Appropriation vs Appreciation of Native culture

Dr. Adrienne Keene's reply to Spirit Halloweens highly racist Indian costume description.

Dr. Adrienne Keene’s reply to Spirit Halloweens highly racist Indian costume description.

Lilia Torchia-Stately, Staff Writer

Native culture, since the beginning of early colonization, has been continuously appropriated and disrespected in everyday life. Native people are treated as mascots and costumes. Cultural appropriation is something that South as a school is aware of, and some South teachers are talking about in their classrooms.

For those who don’t know or don’t see why cultural appropriation is bad and harmful, here’s something to think about. Cultural appropriation is when a dominating or colonizing people take over the cultural and religious ceremonies and articles of a people experiencing domination or colonization.

Cultural appropriation is a result of assimilation, dating back to the early invasion of Native peoples, to Indian boarding schools, to now.

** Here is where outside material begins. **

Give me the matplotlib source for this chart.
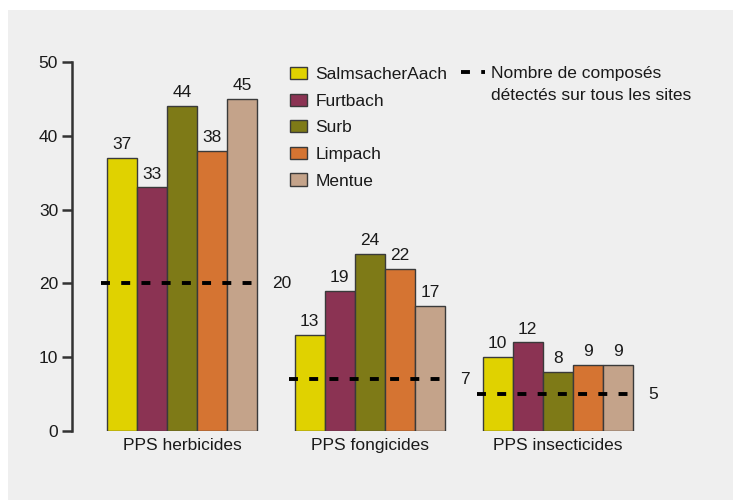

In Indian boarding schools, young Native children were stolen away from their families and forced to attend boarding schools. These schools were designed to essentially “take the Indian out” of the kids and assimilate them into white culture. Their heads were shaved and any traditional clothing they might have been wearing was replaced with plastic boots and white clothing. They were forbidden to speak their language and were taught that Indians are “savages”.

This is one form of assimilation, where marginalized cultures are stripped of their cultural markers and appropriated by dominant cultures.

“Cultural appropriation is profitable. Objects and traditions (but not the people) of marginalized cultures are seen by the dominant culture as exotic, edgy, and desirable, which translates to profits. Capitalism works best when people are not individual people with celebrated differences, but identical workers, cogs in the machine. Once diverse cultural identities are stripped away, the only culture left to identify with is capitalist culture.” this quote is from an anonymous writer on Unsettling America. If you go to any costume store, sure enough, you are bound to find a “Western” section filled with highly offensive portrayals/stereotypes of Native people. First of all, Native people are people, and the items that these stores sell are completely inaccurate to how real Native garments actually are. For example, headdresses. There is deep significance and honor behind them and they are not just something that every Native person can wear. \

When you wear these costumes you are supporting a system that continues to marginalize Native people. The public sees these images and stereotypes being perpetuated, and it erases an entire nation’s existence.  When these inaccurate stereotypes are perpetuated, they create a mold that white people demand People of Color fit into. When they don’t fit into these boxes, they are often attacked, dismissed, and marginalized for not fitting into a white person’s inaccurate idea of what it means to be a Person of Color.

Recently, South student Jenesis Fonder went to a local Party City and took pictures and videos of the Indian costumes being sold there. She was disgusted with the disrespect that these costumes held. “They had feathers, which totally defeats the purpose because every feather on an actual pow wow dress or any native regalia is symbolic and you have to earn that. – It’s bull****, it completely dishonors the whole meaning and ceremonial value that they hold.”  said Fonder.

She described how the costumes for women had names like “Reservation Royalty” and “Sexy Squaw”. “Squaw is a derogatory term used by white colonizers for Native women,”  Fonder explained.

There is also the side of cultural appropriation where “appreciation” comes into play. It is very common to see non-Natives claiming a certain relation to what it means to them to be Native. Saying that they are living the “Native experience” because they have had their own spiritual awakening. Or in some cases, just because they think it’s cool.

“For too long we have suffered the unspeakable indignity of having our most precious Lakota ceremonies and spiritual practices desecrated, mocked and abused by non-Indian “wannabes,” hucksters, cultists, commercial profiteers and self-styled “New Age shamans” and their followers; . . . with horror and outrage we see this disgraceful expropriation of our sacred Lakota traditions has reached epidemic proportions in urban areas throughout the country; . . . our precious Sacred Pipe is being desecrated through the sale of pipestone pipes at flea markets, powwows, and “New Age” retail stores; … pseudo-religious corporations have been formed to charge people money for admission into phony “sweatlodges” and “vision quest” programs; . . . and the television and film industry continues to saturate the entertainment media with vulgar, sensationalist and grossly distorted representations of Lakota spirituality and culture which reinforce the public’s negative stereotyping of Indian people and which gravely impair the self-esteem of our children….”

This is a statement made in 1993 at the Lakota Summit V, an international gathering of various Dakota/Lakota and Nakota nations. It speaks perfectly to the “New Age-wannabes” misuse of Native spirituality, and how there is a difference between appreciating the entirety of Native spirituality, and disrespecting it for the profit of non-Natives.  

How can white people respect and love the beauty of Native culture/spirituality?  Educate yourself on the culture that you adopting from. Be an ally. Learn about Native-led movements and how you can help. Do not try to “be Native”, because you can’t.